Edit: necessary reaction gif
“You will kill ten of us, we will kill one of you, but in the end, you will tire of it first.” -Ho Chi Minh
Vietnam got ~~hands~~ smarts.
They’ve successfully defeated the most advanced militaries in the world, repeatedly over decades, primarily using booby traps. Their strength is their ingenuity.
The real takeaway is that war is a matter of motivation. If you're fighting people who don't want to be subjugated, and you're threatening subjugation, the chances of you being as determined as them to keep up the fight is very slim.
I remember in the Ken Burns documentary, learning that the US wasn’t really taking and holding land in Vietnam. They’d take a hill one day, only to pull back and give it up a few days later.
WWI No Man's Land in France and elsewhere.
Sometimes. Advanced technology paved the way for many empires, the Mongols, the Greeks, the Romans, the British, etc.
Vietnam’s technology may not have been advanced, but it, coupled with the terrain, was very effective at mitigating some of the technological advantages given to their opponents.
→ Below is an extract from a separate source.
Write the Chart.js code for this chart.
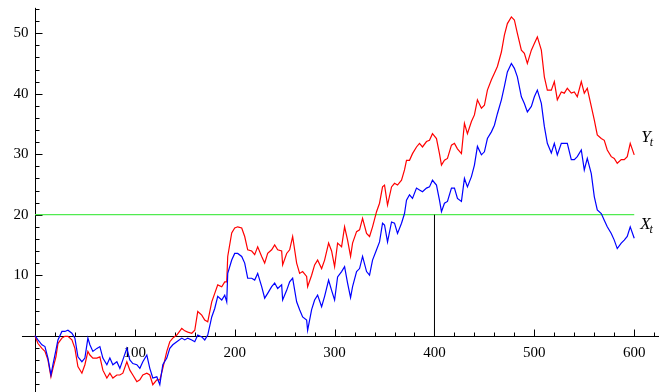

To your point, most currently practiced martial arts were created out of necessity to defend one’s home. Many martial arts began by using fishing or farming tools as weapons due to accessibility. Sometimes a new technique had to be created to survive, like how Koreans didn’t have horses, so they created Taekwondo as a way to kick a person off of a horse.
So yes, people fight harder in defense than in attack, but that alone isn’t enough. It’s exactly why Ukraine needs all of the munitions support they can get.
Unless the technological disparity is so great that it allows a force to utterly and literally exterminate the opposition, it comes down to motivation. In defense or attack - defense is just generally more motivating to a population.
Well played, Vietnam.
For the US, its was due to lack of public support. If they didn't do conscription (cuz people hate conscription, so that was bad PR), and had better propaganda to get more public support (and thus get enough people to voluntarily join the military to make up for the loss from lack of conscription), they might have won (emphesis on the "might"), although a huge number of US troops would've died.
I mean, the US did kinda saved South Korea, they could've done the same about Vietnam if they just had the same support.
South Korea also had a semi-functional government with some popular support. If we had taken North Vietnam the way we took most of North Korea before the PRC intervened, it would have resulted in an extension of the attrition-based warfare that characterized the Vietnam War, not the relative near-victory of the Korean War.